After militant group Islamic State (IS) desecrated several important ancient sites in Northern Iraq earlier this year, the world could only watch in horror and with bated breath as IS captured the modern Syrian town of Palmyra and its adjacent ancient ruins, a UNESCO World Heritage Site.
The world-renowned ruins have since faced horrifying devastation. Despite mass outrage, including the chief of the UN’s cultural agency describing it as a ‘war crime’, little has or, it appears can, be done about the carnage inflicted by IS on these sites.
The reason this is important is that the ruins are not only of regional but of global significance; preserved in the ruins of Palmyra is both a national and an international heritage. Palmyra is a meeting and synthesis of East and West. In its extensive history, the city has belonged to an astonishing array of cultures: caravans from China, India and Arabia have all passed through on their way to the Roman provinces. Its art and architecture combines Greco-Roman techniques with local traditions and Persian influences. The leading French archaeologist, André Parrot, struck by the ruins’ universal significance, said: ‘Every person has two homelands… His own and Syria’.
Archaeological finds in Palmyra date back to the Neolithic but it was not until its incorporation into the Roman Empire in the first century that the city truly flourished, becoming one of the most important cultural centres of the ancient world.
The sense of the place is perhaps best evoked by Gertrude Bell, the British traveller, archaeologist and poet, who wrote on 20 May 1900 of Palmyra:
I wonder if the wide world presents a more singular landscape. It is a mass of columns, ranged into long avenues, grouped into temples, lying broken on the sand, or pointing one long solitary finger to Heaven. Beyond them is the immense Temple of Baal… And beyond, all is desert, sand and white stretches of salt and sand again, with the dust clouds whirling over it and the Euphrates 5 days away. It looks like the white skeleton of a town, standing knee deep in the blown sand.
On 23 August 2015 it was reported that the Temple of Baal Shamin, built nearly 2,000 years ago and one of the best-preserved and most unique buildings on the site, had been levelled by explosives. This sort of cultural terrorism is an integral part of IS ideology. Just this year IS have ransacked the central library of Iraq’s second city, Mosul, burning thousands of books, and destroyed inimitable artefacts in the city’s museum. In March, IS used explosives and bulldozers on Nimrud and Hatra, two of Iraq’s most precious archaeological sites. Now it seems there is no site safe from the mindless iconoclasm of IS.
The destruction of artefacts for ideological value has catastrophic effects on our understanding of history, but it is nothing new. A similar strategy was articulated by Nazi propagandist Baron Gustav Braun von Stumm, who said: ‘We shall go out and bomb every building in Britain marked with three stars in the Baedeker Guide’. This ideology is a central part of IS and its practices.
Their destruction has three broad purposes.

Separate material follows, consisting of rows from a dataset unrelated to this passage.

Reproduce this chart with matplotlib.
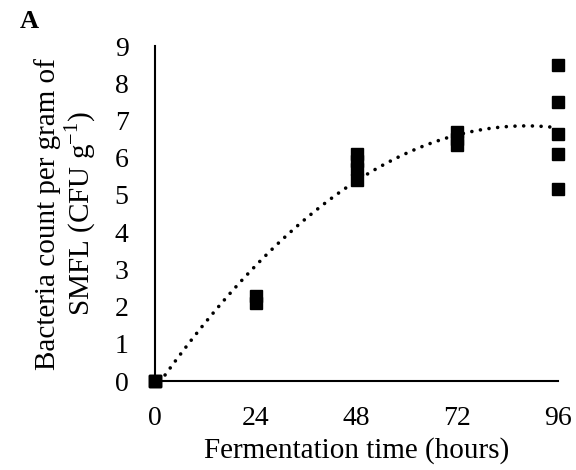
import numpy as np
import matplotlib.pyplot as plt

plt.rcParams['font.family'] = ['Liberation Serif', 'DejaVu Serif']
plt.rcParams['mathtext.fontset'] = 'custom'
plt.rcParams['mathtext.rm'] = 'Liberation Serif'

# fermentation time (hours) and bacteria counts (log CFU/g)
hours = [0, 0, 0, 24, 24, 48, 48, 48, 48, 72, 72, 72, 96, 96, 96, 96, 96]
counts = [0, 0, 0, 2.1, 2.3, 5.4, 5.7, 5.9, 6.1, 6.35, 6.5, 6.7, 5.15, 6.1, 6.65, 7.5, 8.5]
x_ticks = [0, 24, 48, 72, 96]
y_ticks = list(range(0, 10))

fig = plt.figure(figsize=(5.76, 4.7), dpi=100)
ax = fig.add_axes([0.269, 0.189, 0.700, 0.713])

# second-order polynomial trendline (as in the spreadsheet)
coef = np.polyfit(hours, counts, 2)
xs = np.linspace(0, 96, 300)
ax.plot(xs, np.polyval(coef, xs), color='black', lw=2.6,
        ls=(0, (0.01, 2.4)), dash_capstyle='round', zorder=2)

ax.plot(hours, counts, 's', color='black', ms=8, zorder=3, clip_on=False)

ax.set_xlim(0, 96)
ax.set_ylim(0, 9)
ax.set_xticks(x_ticks)
ax.set_yticks(y_ticks)
ax.tick_params(length=0, labelsize=20)
ax.tick_params(axis='x', pad=18)
ax.tick_params(axis='y', pad=19)
for s in ['top', 'right']:
    ax.spines[s].set_visible(False)
for s in ['left', 'bottom']:
    ax.spines[s].set_linewidth(1.5)

ax.set_xlabel('Fermentation time (hours)', fontsize=21, labelpad=4)
ax.set_ylabel('Bacteria count per gram of\nSMFL (CFU g$^{-1}$)', fontsize=21,
              labelpad=12, linespacing=1.05)

fig.text(0.035, 0.955, 'A', fontsize=19, fontweight='bold', va='center')

fig.savefig('out.png', dpi=100)
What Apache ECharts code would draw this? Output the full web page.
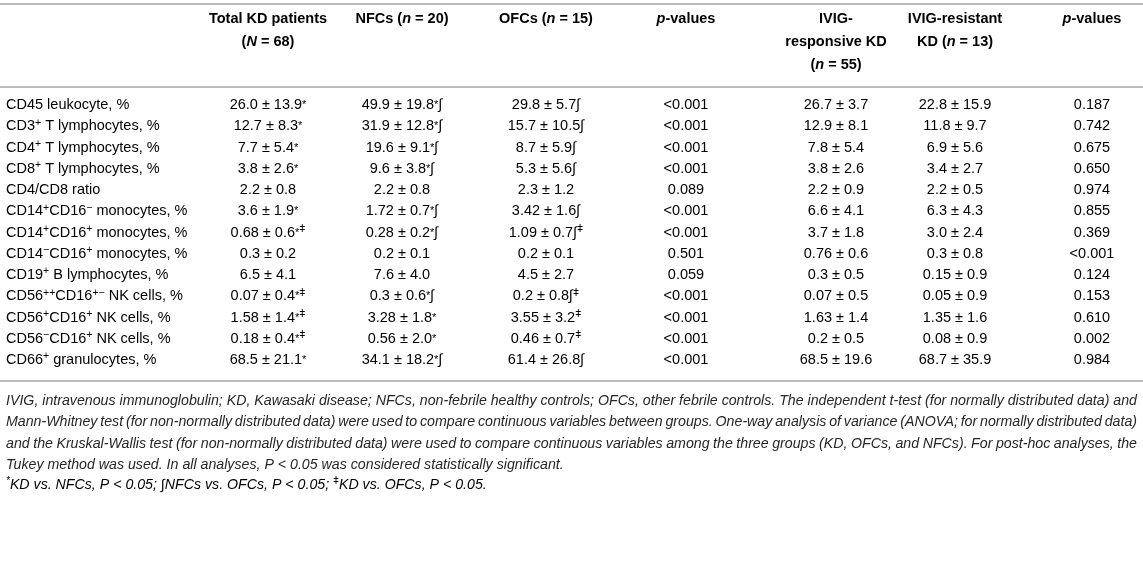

The first, as specified in the eighth issue of the IS glossy magazine, Dabiq, is that the ancient cultural heritage of Syrians and Iraqis stands as a threat to their own claim to their loyalties and to its legitimacy. The destruction is part of their wider campaign both against polytheism and the worship of, as they see it, false idols and against any ‘nationalist agenda’, favouring, as they do, a unified Islamic state across the whole region.
Their other motivations are far more insidiously practical. The first of these exists for the same reason as the magazine and the brutal videos of beheadings and summary killings. It is largely for the sake of publicity that IS attacks these ancient sites. Videos shared online attract millions of views, brainwashing and encouraging psychopaths and disaffected Muslims to the IS cause and allowing IS to continue as it does with fresh recruits from around the world.
Lastly, it is not cheap to run a terrorist organisation the size of IS and a vital source of income is provide by the sale of looted archaeological treasures. The UN believes that this is being done on an industrial scale, adding tens of millions of dollars to IS's wider war economy. According to the Financial Times, the IS trade in archaeological goods has risen because other revenue streams—such as oil—have become less practical.
So what is to be done? Short of military intervention most argue that it is their income that needs to be hit hardest. Earlier this year the United Nations Security Council passed a resolution calling on countries to prohibit the trade in illegally removed cultural materials from Syria and Iraq. This can only go so far, however, and experts say the only way to prevent looting is to stigmatise the international market for antiquities - an approach that has proved effective in the fight against poaching. Much like the demand for ivory, looting has to stop with the market.
Many point out that it is not the destruction of ancient sites that is the greatest tragedy inflicted by IS, but the tremendous suffering and loss of life; more than 240,000 have died in Syria’s conflict since March 2011. This is undoubtedly true, but as Amr al-Azm, the former head of Syria’s conservation laboratories, points out: ‘People without their heritage and history are not a people. Preserving heritage is as much about preserving Syria as preserving its people’.
The role of artefacts and sites such as Palmyra are powerful. They are tangible evidence of a people that have endured for thousands of years and can continue to do so.